I don't work for Rovio, the maker of the video game Angry Birds. Nor am I trying to get people to buy the game. (I only play the free versions myself.)
But in every talk I've given on social innovation in the last few months, I've played clips from Angry Birds.
Like this one:
To my amazement, a clip like this can get enthusiastic applause from the youth I speak to. All of them, wherever they're from, have played Angry Birds. Just like Hollywood blockbusters, popular video games have become universal reference points for youth around the world.
I use clips like this and others to pose a question: What makes this game fun and how can we apply the same design elements to social change?
In other words, how do we make creating change more fun and engaging?
Yes, social innovators are jumping on the gamification bandwagon too. Like entrepreneurs and educators who are venturing into this field, we're trying to figure out how to engage people more effectively at a time when they are becoming increasingly more distracted by the tsunami of information and content generated by everyone.
Young people, especially, are distracted by online games that are the very definition of addiction. (As I wrote this last sentence, I was notified by Farmville that I had to harvest my pumpkins, which forced me to take a 10 minute break.)
But social innovators are also turning to gamification -- the application of game elements to non-game settings -- to address an age-old problem.
It's a problem described succinctly by some as the "knowing-doing gap" -- the unfortunate reality that there's a gap between what we know we should do and what we actually do.
We know we should be eating more healthful foods but we gorge ourselves with hamburgers and french fries. We know we should be reducing our use of plastic bags and bottles but we rarely carry reusables with us. We know we should all reduce our carbon footprint but we _________ (fill in your own excuse).
There's a limit to how much we can appeal to logic and reason to get people to "do the right thing." The upper limit for recycling (of municipal waste) seems to be 30 percent, even after decades of promoting such practice. For greater success, we have no choice but to appeal to other motivations.
Games, especially video games like Angry Birds and online games like Farmville, teach us what humans are motivated by.
We're motivated by feedback that's frequent and rapid, challenges that are not too easy or too hard, rewards that are both expected and unexpected, a real sense of purpose or epic meaning, mastery of skills, productivity, accomplishment, involvement of other people, and some degree of autonomy. Those are just a few of the more popular game dynamics.
I've created a social innovation competition called Fun for A Change to invite youth to create social change solutions that are more fun and engaging.
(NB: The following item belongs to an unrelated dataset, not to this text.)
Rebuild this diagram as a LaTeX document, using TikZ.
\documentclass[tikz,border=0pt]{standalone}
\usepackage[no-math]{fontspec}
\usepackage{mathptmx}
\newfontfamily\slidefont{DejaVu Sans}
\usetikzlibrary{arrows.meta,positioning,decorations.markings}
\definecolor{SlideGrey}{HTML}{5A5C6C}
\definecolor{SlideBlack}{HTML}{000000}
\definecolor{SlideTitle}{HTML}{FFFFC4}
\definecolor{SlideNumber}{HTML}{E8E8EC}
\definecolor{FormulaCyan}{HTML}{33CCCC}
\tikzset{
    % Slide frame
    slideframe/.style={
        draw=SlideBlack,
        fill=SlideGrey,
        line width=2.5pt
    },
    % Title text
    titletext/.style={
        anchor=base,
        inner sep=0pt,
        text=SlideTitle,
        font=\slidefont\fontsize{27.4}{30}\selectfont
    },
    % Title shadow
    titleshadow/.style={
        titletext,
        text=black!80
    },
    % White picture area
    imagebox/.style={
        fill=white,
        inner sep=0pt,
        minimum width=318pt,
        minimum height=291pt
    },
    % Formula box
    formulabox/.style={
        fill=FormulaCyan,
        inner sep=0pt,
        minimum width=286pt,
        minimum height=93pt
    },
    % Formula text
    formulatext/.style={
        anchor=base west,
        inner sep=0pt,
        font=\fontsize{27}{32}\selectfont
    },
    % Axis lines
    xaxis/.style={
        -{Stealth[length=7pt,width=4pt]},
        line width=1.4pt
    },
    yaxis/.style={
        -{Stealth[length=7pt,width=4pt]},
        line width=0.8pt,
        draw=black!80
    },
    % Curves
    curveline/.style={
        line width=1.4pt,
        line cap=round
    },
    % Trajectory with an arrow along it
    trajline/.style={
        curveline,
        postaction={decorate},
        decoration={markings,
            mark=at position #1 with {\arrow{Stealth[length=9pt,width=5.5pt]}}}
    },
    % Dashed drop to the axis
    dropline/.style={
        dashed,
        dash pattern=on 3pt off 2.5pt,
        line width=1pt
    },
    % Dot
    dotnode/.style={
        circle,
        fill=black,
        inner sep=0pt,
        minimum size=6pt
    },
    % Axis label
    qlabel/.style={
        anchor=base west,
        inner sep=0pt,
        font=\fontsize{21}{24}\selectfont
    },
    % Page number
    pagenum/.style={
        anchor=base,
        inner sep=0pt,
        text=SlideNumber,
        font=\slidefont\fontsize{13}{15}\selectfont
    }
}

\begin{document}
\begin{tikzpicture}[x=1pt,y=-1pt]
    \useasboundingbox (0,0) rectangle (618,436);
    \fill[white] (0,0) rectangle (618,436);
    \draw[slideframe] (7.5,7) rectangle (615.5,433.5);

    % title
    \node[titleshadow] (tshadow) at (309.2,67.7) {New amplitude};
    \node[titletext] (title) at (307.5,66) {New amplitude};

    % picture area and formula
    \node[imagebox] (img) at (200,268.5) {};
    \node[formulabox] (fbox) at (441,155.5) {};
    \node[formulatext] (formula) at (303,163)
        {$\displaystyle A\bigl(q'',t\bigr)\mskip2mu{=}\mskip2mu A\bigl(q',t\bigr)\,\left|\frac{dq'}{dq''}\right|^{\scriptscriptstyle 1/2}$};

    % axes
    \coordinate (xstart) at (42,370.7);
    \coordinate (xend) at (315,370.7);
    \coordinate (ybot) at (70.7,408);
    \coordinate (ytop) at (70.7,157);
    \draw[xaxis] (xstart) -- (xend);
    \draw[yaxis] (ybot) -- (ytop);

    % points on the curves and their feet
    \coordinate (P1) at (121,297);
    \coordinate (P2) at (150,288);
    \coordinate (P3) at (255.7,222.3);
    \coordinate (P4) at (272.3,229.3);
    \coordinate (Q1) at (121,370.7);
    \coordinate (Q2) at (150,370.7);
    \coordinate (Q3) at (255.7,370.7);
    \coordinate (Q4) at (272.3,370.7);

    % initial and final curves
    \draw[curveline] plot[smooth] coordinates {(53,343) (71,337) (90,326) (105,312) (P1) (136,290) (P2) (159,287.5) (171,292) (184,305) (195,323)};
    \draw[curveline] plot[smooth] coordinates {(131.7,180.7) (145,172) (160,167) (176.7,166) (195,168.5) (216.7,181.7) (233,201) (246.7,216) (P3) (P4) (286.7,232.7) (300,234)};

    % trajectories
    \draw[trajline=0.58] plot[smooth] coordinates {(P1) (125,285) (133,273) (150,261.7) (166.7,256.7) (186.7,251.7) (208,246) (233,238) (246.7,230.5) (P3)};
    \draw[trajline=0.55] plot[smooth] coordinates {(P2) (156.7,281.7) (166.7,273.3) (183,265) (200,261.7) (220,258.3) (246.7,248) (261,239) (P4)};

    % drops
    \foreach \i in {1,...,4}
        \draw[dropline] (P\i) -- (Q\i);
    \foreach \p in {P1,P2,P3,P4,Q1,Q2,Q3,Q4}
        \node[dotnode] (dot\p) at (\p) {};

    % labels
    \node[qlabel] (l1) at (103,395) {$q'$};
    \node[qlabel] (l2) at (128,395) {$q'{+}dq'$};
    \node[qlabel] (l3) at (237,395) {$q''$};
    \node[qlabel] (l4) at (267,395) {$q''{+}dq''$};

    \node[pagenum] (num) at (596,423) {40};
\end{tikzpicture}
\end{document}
And I've been testing this approach at conferences in Asia, working mostly with university students but also with children as young as 10.
Seeing with my own eyes how engaged young people can be in this type of design process, I've come to believe that fun is the most powerful way to invite young people into the social change space.
I'm especially encouraged by the pilot just completed at Simon Fraser University in Surrey, British Columbia. The school's chapter of Students in Free Enterprise (SIFE) held its own Fun for A Change competition and some great ideas emerged.
The runner-up, Lotto Globe, proposed a way to recycle millions of train tickets printed each year by creating a special lottery that you enter by recycling your tickets after you're done. The prizes can come from local businesses, which allows the lottery to promote the local economy. It also sends an important message that recycling small pieces of paper can add up.
The winning idea, Image Garden, went after a more ambitious behavior change. It's a game inspired installation that invites children to express themselves creatively in a public space and take ownership of the public spaces they occupy.
We plan to demonstrate both ideas in the coming months to measure their effectiveness.
Starting in October, Fun for A Change will also be held at 16 universities in Taiwan, one in India, and a few other schools that are not yet confirmed.
Youth who are not at a participating school can also take part in the online challenge at Fun for A Change. Designed to be game-like, "players" design their social change solutions (powered by game dynamics) by completing seven simple missions.
Gamification is not a panacea. In some cases, it may even do more harm than good. But if much of social change involves behavior change, then we need to start taking cues from Angry Birds.